Pipelines execution order

When there are multiple pending pipelines the runners pick them up in either random order or the most recent pipeline is picked up first.

It is fundamental in my setup that the pipelines are executed in the order they were created.

Is there a way to ensure that with Gitlab CI/CD?

Are these pipelines in the same project?

Yes, they are in the same project.

If you are using your own runners, and you have only one GitLab runner for your project, with no concurrency; none of your jobs are interruptible and you do not have skip outdated deployments set, then I believe your pipelines should run sequentially.
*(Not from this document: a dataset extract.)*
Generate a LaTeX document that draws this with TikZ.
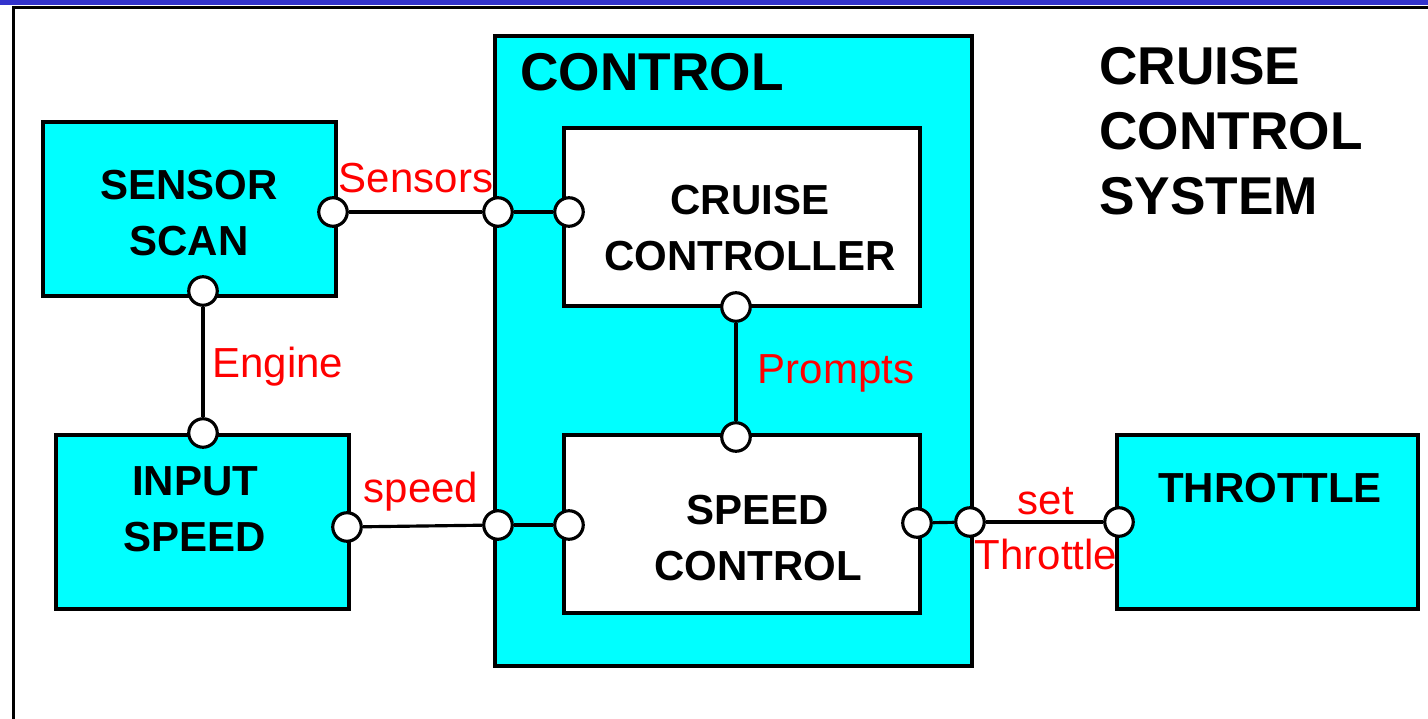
\documentclass[tikz,border=0pt]{standalone}
\usepackage{fontspec}
\setmainfont{Liberation Sans}
\usetikzlibrary{fit}
\definecolor{cyanbox}{RGB}{0,255,255}
\definecolor{topblue}{RGB}{51,51,204}
\definecolor{lblred}{RGB}{255,0,0}
\tikzset{
  box/.style={draw=black, line width=1.8pt, fill=cyanbox, inner sep=0pt},
  wbox/.style={draw=black, line width=1.8pt, fill=white, inner sep=0pt},
  port/.style={circle, draw=black, line width=1.8pt, fill=white, minimum size=0.57cm, inner sep=0pt},
  conn/.style={line width=1.8pt, draw=black},
  boxtext/.style={font=\fontsize{23.9}{32}\selectfont\bfseries, align=center, inner sep=0pt},
  bigtext/.style={font=\fontsize{30.3}{37}\selectfont\bfseries, align=left, inner sep=0pt},
  lbl/.style={font=\fontsize{23.9}{28}\selectfont, text=lblred, inner sep=0pt},
}
\begin{document}
\begin{tikzpicture}[x=0.02cm, y=-0.02cm]
\useasboundingbox (0,0) rectangle (1428,719);
\fill[white] (0,0) rectangle (1428,719);
% frame
\fill[topblue] (0,0) rectangle (1428,5);
\draw[line width=1.8pt] (13.5,754) -- (13.5,7.5) -- (1440,7.5);
% boxes
\node[box, fit={(43,122) (336,296)}] (sensor) {};
\node[box, fit={(56,435) (349,609)}] (input) {};
\node[box, fit={(495,36) (972,666)}] (control) {};
\node[wbox, fit={(564,128) (920,306)}] (cruise) {};
\node[wbox, fit={(564,435) (920,613)}] (speedc) {};
\node[box, fit={(1117,435) (1418,609)}] (throttle) {};
% texts
\node[boxtext] (tsensor) at (189,213) {SENSOR\\SCAN};
\node[boxtext] (tinput) at (195,509) {INPUT\\SPEED};
\node[boxtext] (tcruise) at (750,228) {CRUISE\\CONTROLLER};
\node[boxtext] (tspeed) at (758,538) {SPEED\\CONTROL};
\node[boxtext] (tthrottle) at (1270,488) {THROTTLE};
\node[bigtext, anchor=center] (tcontrol) at (652,72) {CONTROL};
\node[bigtext, anchor=west] (tsystem) at (1099,131) {CRUISE\\CONTROL\\SYSTEM};
% ports
\node[port] (p1) at (333,212) {};
\node[port] (p2) at (498,212) {};
\node[port] (p3) at (569,212) {};
\node[port] (p4) at (203,291) {};
\node[port] (p5) at (203,433) {};
\node[port] (p6) at (347,527) {};
\node[port] (p7) at (498,525) {};
\node[port] (p8) at (569,525) {};
\node[port] (p9) at (736,307) {};
\node[port] (p10) at (736,437) {};
\node[port] (p11) at (917,523) {};
\node[port] (p12) at (970,522) {};
\node[port] (p13) at (1119,522) {};
% connectors
\draw[conn] (p1) -- (p2);
\draw[conn] (p2) -- (p3);
\draw[conn] (p4) -- (p5);
\draw[conn] (p6) -- (p7);
\draw[conn] (p7) -- (p8);
\draw[conn] (p9) -- (p10);
\draw[conn] (p11) -- (p12);
\draw[conn] (p12) -- (p13);
% labels
\node[lbl] (lsensors) at (416,178) {Sensors};
\node[lbl] (lengine) at (278,367) {Engine};
\node[lbl] (lspeed) at (421,492) {speed};
\node[lbl] (lprompts) at (836,373) {Prompts};
\node[lbl] (lset) at (1046,501) {set};
\node[lbl] (lthrottle) at (1046,554) {Throttle};
\end{tikzpicture}
\end{document}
You haven’t said much about your use-case though, and it is a unusual to need to control pipeline execution like this, and I think most people would say it is not desirable. For example, if I have 3 MRs open, with pipelines running on 3 different branches for those MRs, I would not expect (or want) to be able to control the order in which the 3 branch pipelines are run. Once I merge those three branches into my default branch, I might be a little more picky, because the default branch might be creating a deployment. I’m not sure whether that helps you though, because I don’t understand your use case.

Mine use case is a bit specific because we are migrating from a legacy CI system into GitLab and at least for the time being we need to replicate a few things that we used to have with the old system. One of these is a concept of build numbers. We generate a unique BUILD_NUMBER for each pipeline using script similar to https://gitlab.com/jmarcos.cano/CI_PIPELINE_IID/snippets/1675434. For various reasons using CI_PIPELINE_IID is not sufficient for our needs for now.

We generate BUILD_NUMER as the first stage (assign_build_number) of a pipeline execution. When pipelines are executed out of order the build numbers also get reshuffled and that’s a pain. Please see the below image showing pipelines together with the build numbers assigned to them. The order of the build numbers is equivalent to the order in which the pipelines were executed. Please not that this is not the order in which the pipelines were created.

The job in the mentioned assign_build_number stage has resource_group assigned to it to ensure no more than 1 instance is running at the same time.

We run our jobs at a shared GitLab runner. Jobs aren’t interruptible and we don’t have the skip outdated deployment set.

I’m okay with sharing more details in a private manner.

Hi @michal67 this is interesting!

I suspect that in the future, when your migration is more settled, you will want to relax the rules about out of order (OOO) execution.

One thing you might like to consider, rather than pinning the execution order (which you cannot do with shared runners) is to change the build number to rely on something like the date of the last commit. As you mentioned, CI_PIPELINE_IID is an ID that is incremented on your project, every time a pipeline starts running, so if you allow OOO execution, you cannot rely on that for a build number, but you could possibly find something else. The full list of pre-defined variables might help you, if you want to try something like this.

If this situation is only temporary whilst you migrate, and you don’t mind a bit of a kludge, I would be tempted to keep the build number in a file that is committed to your repo. Then that first stage would read the file, increment the number, commit it back to the repo and pass to the next stage.

Hi @michal67
you can take a look in a discussion for an issue I think meets your use-case. Maybe it will point to some workaround you could use.